Note: This bug is displayed in read-only format because the product is no longer active in Red Hat Bugzilla.

This project is now read‑only. Starting Monday, February 2, please use https://ibm-ceph.atlassian.net/ for all bug tracking management.

Bug 2130090

Summary:	[cee/sd][cephFS] clients failing to advance oldest client/flush tid
Product:	[Red Hat Storage] Red Hat Ceph Storage	Reporter:	Janmejay Singh <jansingh>
Component:	CephFS	Assignee:	Venky Shankar <vshankar>
Status:	CLOSED DEFERRED	QA Contact:	Hemanth Kumar <hyelloji>
Severity:	urgent	Docs Contact:
Priority:	unspecified
Version:	4.2	CC:	assingh, ceph-eng-bugs, cephqe-warriors, gfarnum, gjose, jcoscia, jcrumple, kjosy, lithomas, mcaldeir, mmuench, peli, rrajaram, rraja, sbaldwin, srengan, vshankar, vumrao
Target Milestone:	---
Target Release:	6.1
Hardware:	x86_64
OS:	Linux
Whiteboard:
Fixed In Version:		Doc Type:	If docs needed, set a value
Doc Text:		Story Points:	---
Clone Of:		Environment:
Last Closed:	2023-02-13 09:28:23 UTC	Type:	Bug
Regression:	---	Mount Type:	---
Documentation:	---	CRM:
Verified Versions:		Category:	---
oVirt Team:	---	RHEL 7.3 requirements from Atomic Host:
Cloudforms Team:	---	Target Upstream Version:
Embargoed:
Bug Depends On:	2134709
Bug Blocks:

Comment 2 Venky Shankar 2022-09-27 09:52:12 UTC

It does look like this warning shows up when the MDS is behind trimming (which also shows up in cluster logs and `ceph status').

Looking into this now...

Comment 3 Venky Shankar 2022-09-27 12:28:02 UTC

The MDS seems to be not trimming client completed requests. For client.10472234, `completed_requests' is 434149 which is exceeding a threashold thereby generating this warning.
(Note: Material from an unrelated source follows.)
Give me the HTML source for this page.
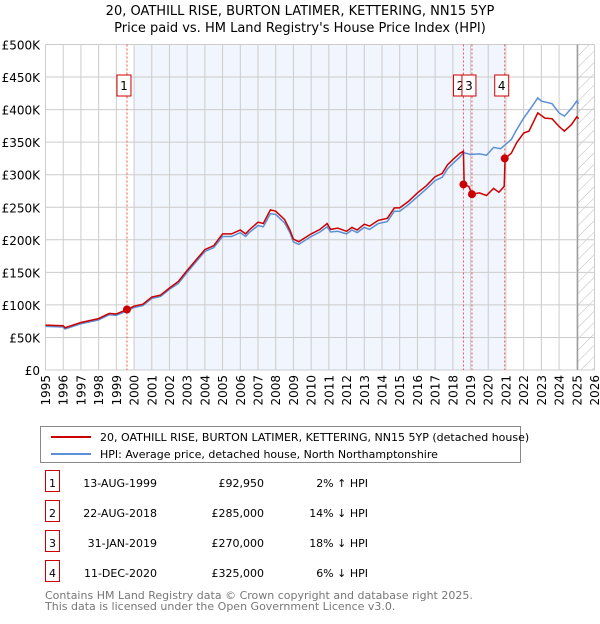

I cannot find any MDS log in the sosreport. Could someone point me at it? Also, it would help if mds debug logs (debug_mds = 20 and let capture it for ~5-10 minutes) can be captured and shared. And reset the log level once the logs have been captured.

Comment 21 Greg Farnum 2022-09-29 00:08:31 UTC

It looks like the customer still hasn't prevented the SELinux relabeling from occurring, right?
That's still a good guess for what may be causing issues.

But if not, the other thing we can have them do is get manager logs of the embedded CephFS client (debug_client = 20, debug_ms = 10), and mds logs (debug mds = 20, debug ms = 10), when this incident is happening. (I'm not sure how to get that through OpenShift/Rook). They will be large and this may be intrusive, so we should give Venky a chance to find out more, and see if things improve when they turn off the SELinux relabeling. But at least it sounds like it reliably occurs whenever the manager fails over.